WHAT TO WORK ON » Where a line of the listing below includes the word "this", reproduce that line.

··· SUPPLIED MATERIAL ···

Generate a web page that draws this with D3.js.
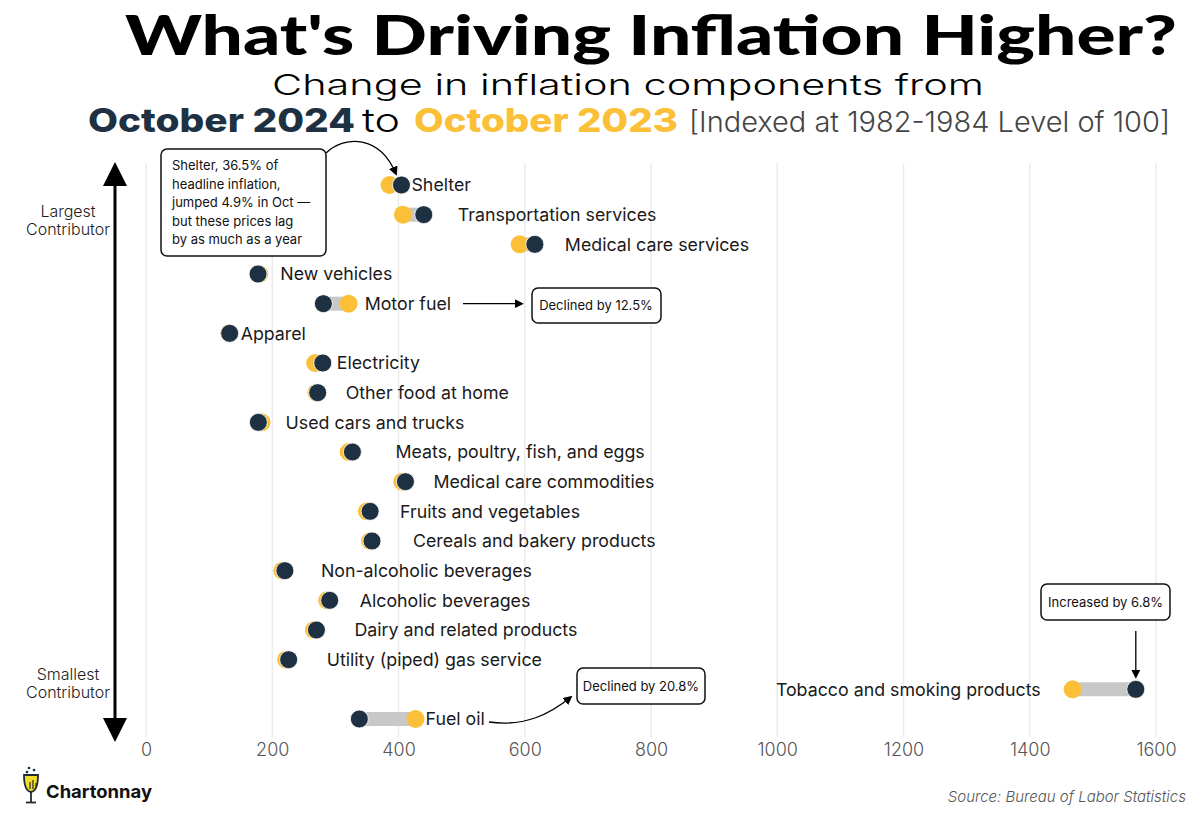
<!DOCTYPE html>
<html>
<head>
<meta charset="utf-8">
<script src="https://cdn.jsdelivr.net/npm/d3@7"></script>
<style>
  html, body { margin: 0; padding: 0; background: #fff; }
  svg { display: block; }
</style>
</head>
<body>
<div id="chart"></div>
<script>
// ---------- DATA ----------
const categories = [
  "Shelter", "Transportation services", "Medical care services", "New vehicles",
  "Motor fuel", "Apparel", "Electricity", "Other food at home", "Used cars and trucks",
  "Meats, poultry, fish, and eggs", "Medical care commodities", "Fruits and vegetables",
  "Cereals and bakery products", "Non-alcoholic beverages", "Alcoholic beverages",
  "Dairy and related products", "Utility (piped) gas service",
  "Tobacco and smoking products", "Fuel oil"
];
const oct2024 = [404.7, 440, 616, 177.5, 281, 132.5, 280, 272, 178, 327, 411, 355, 358, 220, 291, 270, 226, 1568, 338];
const oct2023 = [385.8, 407, 592, 179.5, 321, 132, 268, 270, 183, 321, 406, 350, 355, 216, 287, 266, 222, 1468, 427];
const xTicks = [0, 200, 400, 600, 800, 1000, 1200, 1400, 1600];
const annotations = ["Declined by 12.5%", "Declined by 20.8%", "Increased by 6.8%"];
const shelterNote = ["Shelter, 36.5% of", "headline inflation,", "jumped 4.9% in Oct \u2014", "but these prices lag", "by as much as a year"];

// label layout (pixel gap of label start from the rightmost dot edge; negative = end-anchored left of leftmost dot)
const labelGap = [1, 25, 21, 12, 7, 2, 5, 19, 15, 34, 19, 21, 32, 27, 21, 29, 29, -32, 1];

// ---------- LAYOUT ----------
const W = 1200, H = 819;
const NAVY = "#1e3142", YELLOW = "#fbbf38", GRAY = "#c8c8c8";
const svg = d3.select("#chart").append("svg").attr("width", W).attr("height", H);

const x = d3.scaleLinear().domain([0, 1600]).range([146, 1156]);
const y = d3.scalePoint().domain(categories).range([185, 719]);
const r = 9;

// ---------- TITLES ----------
svg.append("text").attr("x", 125).attr("y", 55)
  .attr("textLength", 1052).attr("lengthAdjust", "spacingAndGlyphs")
  .style("font-family", "Lato, 'Open Sans', sans-serif").style("font-weight", 900)
  .style("font-size", "55px").attr("fill", "#000")
  .text("What's Driving Inflation Higher?");

svg.append("text").attr("x", 628).attr("y", 95).attr("text-anchor", "middle")
  .attr("textLength", 712).attr("lengthAdjust", "spacingAndGlyphs")
  .style("font-family", "Inter, 'Open Sans', sans-serif").style("font-weight", 300)
  .style("font-size", "29px").attr("fill", "#000")
  .text("Change in inflation components from");

const l3 = [
  { t: "October 2024", x0: 88, len: 267, w: 800, c: NAVY, s: 33 },
  { t: "to", x0: 362, len: 38, w: 300, c: "#000", s: 33 },
  { t: "October 2023", x0: 414, len: 264, w: 800, c: YELLOW, s: 33 },
  { t: "[Indexed at 1982-1984 Level of 100]", x0: 689, len: 481, w: 300, c: "#444", s: 28 }
];
l3.forEach(p => svg.append("text").attr("x", p.x0).attr("y", 132)
  .attr("textLength", p.len).attr("lengthAdjust", "spacingAndGlyphs")
  .style("font-family", "Inter, 'Open Sans', sans-serif").style("font-weight", p.w)
  .style("font-size", p.s + "px").attr("fill", p.c).text(p.t));

// ---------- GRID + AXIS ----------
const grid = svg.append("g");
grid.selectAll("line").data(xTicks).join("line")
  .attr("x1", d => x(d)).attr("x2", d => x(d))
  .attr("y1", 163).attr("y2", 737)
  .attr("stroke", "#ebebeb").attr("stroke-width", 1.5);

const axis = svg.append("g").attr("transform", "translate(0,737)")
  .call(d3.axisBottom(x).tickValues(xTicks).tickSize(0).tickPadding(6).tickFormat(d3.format("d")));
axis.select(".domain").remove();
axis.selectAll("text").style("font-family", "Inter, sans-serif").style("font-size", "18px")
  .style("font-weight", 300).attr("fill", "#555");

// ---------- LEFT ARROW ----------
const defs = svg.append("defs");
defs.append("marker").attr("id", "ah").attr("viewBox", "0 0 10 10").attr("refX", 5).attr("refY", 5)
  .attr("markerWidth", 8).attr("markerHeight", 8).attr("orient", "auto-start-reverse")
  .append("path").attr("d", "M0,0 L10,5 L0,10 z").attr("fill", "#000");
defs.append("marker").attr("id", "ahs").attr("viewBox", "0 0 10 10").attr("refX", 8).attr("refY", 5)
  .attr("markerWidth", 7).attr("markerHeight", 7).attr("orient", "auto")
  .append("path").attr("d", "M0,0 L10,5 L0,10 z").attr("fill", "#000");

svg.append("line").attr("x1", 115).attr("x2", 115).attr("y1", 174).attr("y2", 730)
  .attr("stroke", "#000").attr("stroke-width", 3)
  .attr("marker-start", "url(#ah)").attr("marker-end", "url(#ah)");

const sideLbl = svg.append("g").style("font-family", "Inter, sans-serif").style("font-size", "16px")
  .style("font-weight", 300).attr("fill", "#222").attr("text-anchor", "middle");
[["Largest", 217], ["Contributor", 235], ["Smallest", 680], ["Contributor", 698]].forEach(([t, yy]) =>
  sideLbl.append("text").attr("x", 68).attr("y", yy).text(t));

// ---------- DUMBBELLS ----------
const rows = categories.map((c, i) => ({ c, a: oct2023[i], b: oct2024[i], gap: labelGap[i] }));
const g = svg.append("g");
g.selectAll("line.bar").data(rows).join("line").attr("class", "bar")
  .attr("x1", d => x(d.a)).attr("x2", d => x(d.b))
  .attr("y1", d => y(d.c)).attr("y2", d => y(d.c))
  .attr("stroke", GRAY).attr("stroke-width", 14);
g.selectAll("circle.y23").data(rows).join("circle").attr("class", "y23")
  .attr("cx", d => x(d.a)).attr("cy", d => y(d.c)).attr("r", r).attr("fill", YELLOW);
g.selectAll("circle.y24").data(rows).join("circle").attr("class", "y24")
  .attr("cx", d => x(d.b)).attr("cy", d => y(d.c)).attr("r", r).attr("fill", NAVY)
  .attr("stroke", "#fff").attr("stroke-width", 0.8);
g.selectAll("text.lbl").data(rows).join("text").attr("class", "lbl")
  .attr("x", d => d.gap < 0 ? x(Math.min(d.a, d.b)) + d.gap : x(Math.max(d.a, d.b)) + r + d.gap)
  .attr("y", d => y(d.c)).attr("dy", "0.35em")
  .attr("text-anchor", d => d.gap < 0 ? "end" : "start")
  .style("font-family", "Inter, sans-serif").style("font-size", "17.8px").style("font-weight", 400)
  .attr("fill", "#1a1a1a").text(d => d.c);

// ---------- ANNOTATIONS ----------
function box(x0, y0, w, h) {
  svg.append("rect").attr("x", x0).attr("y", y0).attr("width", w).attr("height", h)
    .attr("rx", 6).attr("fill", "#fff").attr("stroke", "#111").attr("stroke-width", 1.5);
}
const noteFont = sel => sel.style("font-family", "Inter, sans-serif").attr("fill", "#111");

// Shelter note
box(161, 149, 165, 107);
shelterNote.forEach((t, i) => noteFont(svg.append("text")).attr("x", 172).attr("y", 170 + i * 18.6)
  .style("font-size", "13px").text(t));
svg.append("path").attr("d", "M326,153 C345,135 380,135 396,174")
  .attr("fill", "none").attr("stroke", "#000").attr("stroke-width", 1.3).attr("marker-end", "url(#ahs)");

// Motor fuel note
const yMF = y("Motor fuel");
svg.append("line").attr("x1", 463).attr("x2", 522).attr("y1", yMF).attr("y2", yMF)
  .attr("stroke", "#000").attr("stroke-width", 1.3).attr("marker-end", "url(#ahs)");
box(532, 288, 129, 35);
noteFont(svg.append("text")).attr("x", 596).attr("y", 305.5).attr("dy", "0.35em").attr("text-anchor", "middle")
  .style("font-size", "13px").text(annotations[0]);

// Fuel oil note
const yFO = y("Fuel oil");
svg.append("path").attr("d", `M489,${yFO + 3} C525,${yFO + 8} 550,${yFO - 5} 571,${yFO - 22}`)
  .attr("fill", "none").attr("stroke", "#000").attr("stroke-width", 1.3).attr("marker-end", "url(#ahs)");
box(577, 668, 128, 36);
noteFont(svg.append("text")).attr("x", 641).attr("y", 686).attr("dy", "0.35em").attr("text-anchor", "middle")
  .style("font-size", "13px").text(annotations[1]);

// Tobacco note
box(1041, 584, 129, 36);
noteFont(svg.append("text")).attr("x", 1105.5).attr("y", 602).attr("dy", "0.35em").attr("text-anchor", "middle")
  .style("font-size", "13px").text(annotations[2]);
svg.append("line").attr("x1", x(oct2024[17])).attr("x2", x(oct2024[17])).attr("y1", 631).attr("y2", 677)
  .attr("stroke", "#000").attr("stroke-width", 1.3).attr("marker-end", "url(#ahs)");

// ---------- FOOTER ----------
svg.append("text").attr("x", 1186).attr("y", 802).attr("text-anchor", "end")
  .style("font-family", "Inter, sans-serif").style("font-style", "italic").style("font-weight", 300)
  .style("font-size", "15px").attr("fill", "#555").text("Source: Bureau of Labor Statistics");

// logo
const logo = svg.append("g").attr("transform", "translate(22,765)");
logo.append("path").attr("d", "M2,10 Q2,26 9,27 Q16,26 16,10 Z").attr("fill", "#f2dc2a").attr("stroke", "#1e2a36").attr("stroke-width", 1.8);
logo.append("line").attr("x1", 9).attr("x2", 9).attr("y1", 27).attr("y2", 37).attr("stroke", "#1e2a36").attr("stroke-width", 1.8);
logo.append("line").attr("x1", 4).attr("x2", 14).attr("y1", 37.5).attr("y2", 37.5).attr("stroke", "#1e2a36").attr("stroke-width", 1.8);
[[7, 3], [12, 5], [5, 7]].forEach(([cx, cy]) => logo.append("circle").attr("cx", cx).attr("cy", cy).attr("r", 1.3).attr("fill", "#1e2a36"));
[[8, 17, 24], [11, 15, 24], [14, 18, 22]].forEach(([lx, y1, y2]) => logo.append("line").attr("x1", lx).attr("x2", lx).attr("y1", y1).attr("y2", y2).attr("stroke", "#1e2a36").attr("stroke-width", 1.2));
svg.append("text").attr("x", 46).attr("y", 798)
  .attr("textLength", 106).attr("lengthAdjust", "spacingAndGlyphs")
  .style("font-family", "Inter, sans-serif").style("font-weight", 700).style("font-size", "18px")
  .attr("fill", "#111").text("Chartonnay");
</script>
</body>
</html>
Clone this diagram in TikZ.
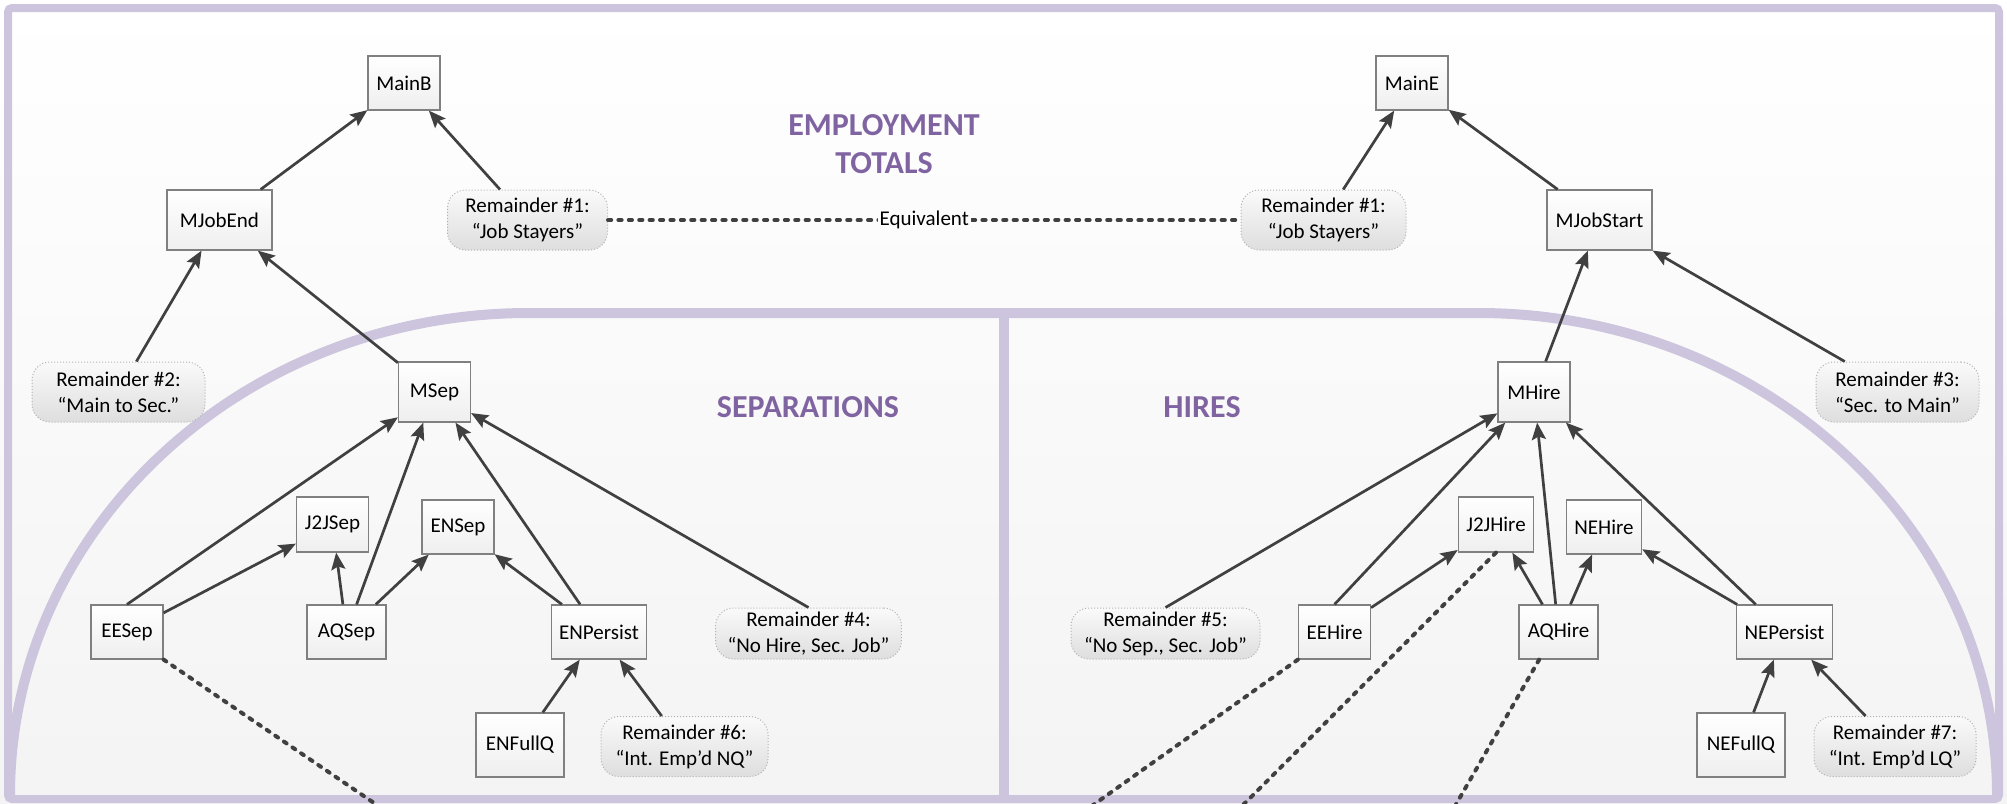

···

ANSWER TO THE TASK »
Generate a web page that draws this with D3.js.
Clone this diagram in TikZ.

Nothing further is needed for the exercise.